• [GIVEN EXERCISE]: Leave out the images; return the rest of the data exactly.

• [RECORDED DATA]:
-----
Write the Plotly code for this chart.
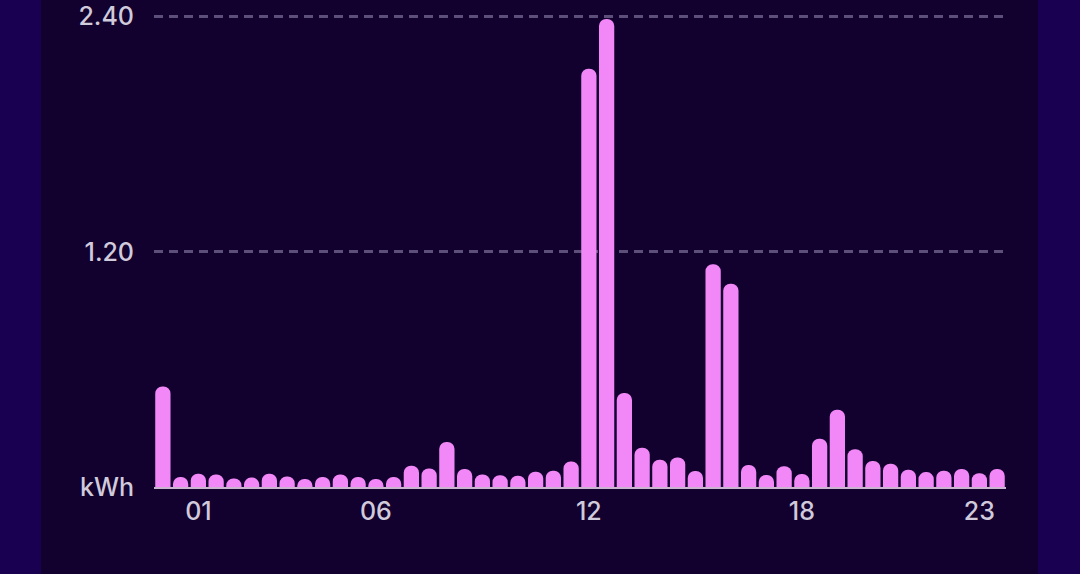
import plotly.graph_objects as go

# Half-hourly slots (48 per day)
slots = [f"{h:02d}:{m:02d}" for h in range(24) for m in (0, 30)]

energy_kwh = [
    0.513, 0.051, 0.068, 0.064, 0.044, 0.048, 0.068, 0.054,
    0.041, 0.051, 0.064, 0.051, 0.041, 0.051, 0.109, 0.094,
    0.230, 0.092, 0.064, 0.060, 0.058, 0.078, 0.083, 0.130,
    2.134, 2.388, 0.480, 0.200, 0.139, 0.151, 0.082, 1.137,
    1.037, 0.112, 0.061, 0.106, 0.066, 0.246, 0.394, 0.193,
    0.133, 0.119, 0.088, 0.076, 0.083, 0.092, 0.070, 0.092,
]

x_tick_vals = ["01:00", "06:00", "12:00", "18:00", "23:00"]
x_tick_text = ["01", "06", "12", "18", "23"]
y_tick_vals = [0, 1.2, 2.4]
y_tick_text = ["kWh", "1.20", "2.40"]

OUTER = "#1a0050"
INNER = "#12002e"
BAR = "#f287f7"
TEXT = "#d0cadb"
GRID = "#5c4f7a"
BASE = "#c9b3cf"

fig = go.Figure(
    go.Bar(
        x=slots,
        y=energy_kwh,
        marker=dict(color=BAR, cornerradius="50%", line=dict(width=0)),
        hovertemplate="%{x}: %{y:.2f} kWh<extra></extra>",
    )
)

L, R, T, B = 154, 74, 15, 87
W, H = 1080, 574
pw = W - L - R
ph = H - T - B

fig.add_shape(
    type="rect", xref="paper", yref="paper", layer="below",
    x0=(41 - L) / pw, x1=(1038 - L) / pw, y0=-0.4, y1=1.3,
    fillcolor=INNER, line=dict(width=0),
)

fig.update_layout(
    width=W, height=H,
    margin=dict(l=L, r=R, t=T, b=B, pad=0, autoexpand=False),
    paper_bgcolor=OUTER,
    plot_bgcolor=INNER,
    bargap=0.14,
    showlegend=False,
    font=dict(family="Inter, Lato, sans-serif", size=25, color=TEXT, weight=500),
    xaxis=dict(
        type="category", automargin=False,
        tickmode="array", tickvals=x_tick_vals, ticktext=x_tick_text,
        showgrid=False, zeroline=False,
        showline=True, linecolor=BASE, linewidth=2,
        ticks="outside", ticklen=1, tickcolor="rgba(0,0,0,0)",
        tickfont=dict(size=25, color=TEXT),
        fixedrange=True,
    ),
    yaxis=dict(
        range=[0, 2.408], automargin=False,
        tickmode="array", tickvals=y_tick_vals, ticktext=y_tick_text,
        showgrid=True, gridcolor=GRID, gridwidth=2.5, griddash="9px,6px",
        zeroline=False, showline=False,
        ticks="outside", ticklen=14, tickcolor="rgba(0,0,0,0)",
        tickfont=dict(size=25, color=TEXT),
        fixedrange=True,
    ),
)

fig.write_html(
    "out.html",
    config={"displayModeBar": False},
    post_script="document.body.style.margin='0';document.body.style.overflow='hidden';",
)
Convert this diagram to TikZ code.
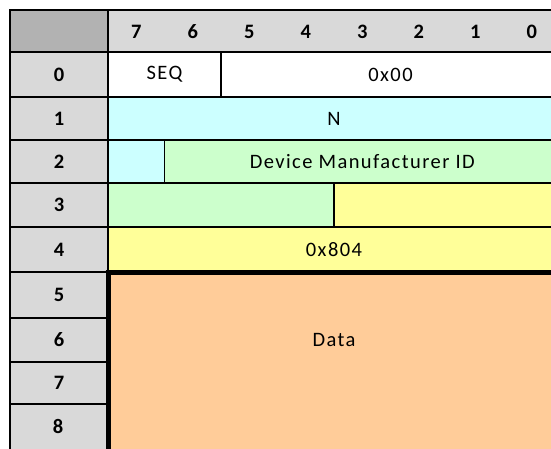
-----
• [TASK RESPONSE]:
Write the Plotly code for this chart.
import plotly.graph_objects as go

# Half-hourly slots (48 per day)
slots = [f"{h:02d}:{m:02d}" for h in range(24) for m in (0, 30)]

energy_kwh = [
    0.513, 0.051, 0.068, 0.064, 0.044, 0.048, 0.068, 0.054,
    0.041, 0.051, 0.064, 0.051, 0.041, 0.051, 0.109, 0.094,
    0.230, 0.092, 0.064, 0.060, 0.058, 0.078, 0.083, 0.130,
    2.134, 2.388, 0.480, 0.200, 0.139, 0.151, 0.082, 1.137,
    1.037, 0.112, 0.061, 0.106, 0.066, 0.246, 0.394, 0.193,
    0.133, 0.119, 0.088, 0.076, 0.083, 0.092, 0.070, 0.092,
]

x_tick_vals = ["01:00", "06:00", "12:00", "18:00", "23:00"]
x_tick_text = ["01", "06", "12", "18", "23"]
y_tick_vals = [0, 1.2, 2.4]
y_tick_text = ["kWh", "1.20", "2.40"]

OUTER = "#1a0050"
INNER = "#12002e"
BAR = "#f287f7"
TEXT = "#d0cadb"
GRID = "#5c4f7a"
BASE = "#c9b3cf"

fig = go.Figure(
    go.Bar(
        x=slots,
        y=energy_kwh,
        marker=dict(color=BAR, cornerradius="50%", line=dict(width=0)),
        hovertemplate="%{x}: %{y:.2f} kWh<extra></extra>",
    )
)

L, R, T, B = 154, 74, 15, 87
W, H = 1080, 574
pw = W - L - R
ph = H - T - B

fig.add_shape(
    type="rect", xref="paper", yref="paper", layer="below",
    x0=(41 - L) / pw, x1=(1038 - L) / pw, y0=-0.4, y1=1.3,
    fillcolor=INNER, line=dict(width=0),
)

fig.update_layout(
    width=W, height=H,
    margin=dict(l=L, r=R, t=T, b=B, pad=0, autoexpand=False),
    paper_bgcolor=OUTER,
    plot_bgcolor=INNER,
    bargap=0.14,
    showlegend=False,
    font=dict(family="Inter, Lato, sans-serif", size=25, color=TEXT, weight=500),
    xaxis=dict(
        type="category", automargin=False,
        tickmode="array", tickvals=x_tick_vals, ticktext=x_tick_text,
        showgrid=False, zeroline=False,
        showline=True, linecolor=BASE, linewidth=2,
        ticks="outside", ticklen=1, tickcolor="rgba(0,0,0,0)",
        tickfont=dict(size=25, color=TEXT),
        fixedrange=True,
    ),
    yaxis=dict(
        range=[0, 2.408], automargin=False,
        tickmode="array", tickvals=y_tick_vals, ticktext=y_tick_text,
        showgrid=True, gridcolor=GRID, gridwidth=2.5, griddash="9px,6px",
        zeroline=False, showline=False,
        ticks="outside", ticklen=14, tickcolor="rgba(0,0,0,0)",
        tickfont=dict(size=25, color=TEXT),
        fixedrange=True,
    ),
)

fig.write_html(
    "out.html",
    config={"displayModeBar": False},
    post_script="document.body.style.margin='0';document.body.style.overflow='hidden';",
)
Convert this diagram to TikZ code.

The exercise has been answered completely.